Iran's agreement to allow agricultural shipments through the Strait represents a partial opening, per AP News. However, the details of implementation — which vessels qualify, what verification process applies, and whether commercial fertilizer carriers will resume transits — were not publicly specified as of March 28. The broader blockade on commercial oil and gas shipping remained in force.

UNCTAD's report noted that the crisis was already affecting humanitarian supply chains, with aid agencies facing "slower, more expensive and less predictable aid shipments." Youssef stated there is "a shared global interest in keeping trade routes open, because disruptions of this scale affect all economies."

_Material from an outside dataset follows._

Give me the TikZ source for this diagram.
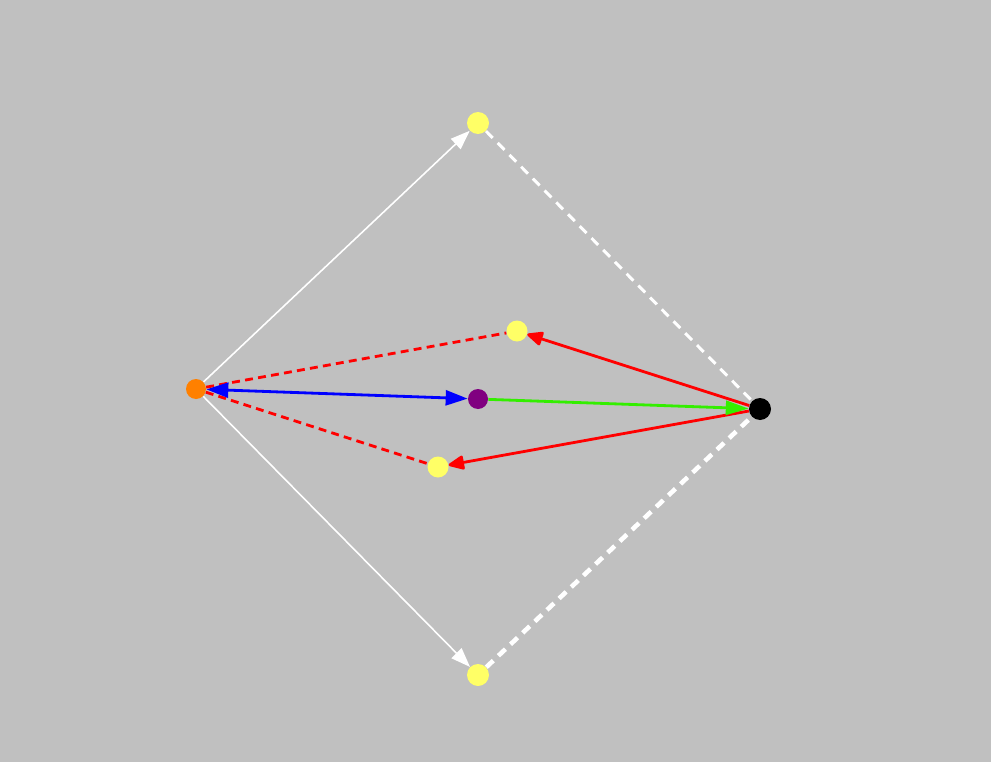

The New York Times, in a March 27 report on the global food supply impact, described fertilizer as "one of the biggest economic casualties of the US-led war in Iran," noting that shipments had "piled up on the wrong side of the Strait of Hormuz."

Historical Comparison

The 2022 Russian invasion of Ukraine caused the most significant global fertilizer disruption before the Iran war. Russia and Belarus together account for approximately 40% of global potash exports, and Russia is a major urea exporter. That disruption drove urea prices to record highs — US market barge prices briefly exceeded $900 per metric ton in spring 2022, per DTN — before easing as alternative supply routes were established and demand softened due to affordability constraints.

The current crisis differs structurally: the Hormuz disruption affects not just one or two exporters but the entire Gulf region simultaneously, including Saudi Arabia, Qatar, Bahrain, Iran, and the UAE. Whether the agricultural shipment exception Iran agreed to will restore meaningful fertilizer flow — and whether commercial shipping companies will risk transiting a still-active war zone — remains unresolved as of March 28.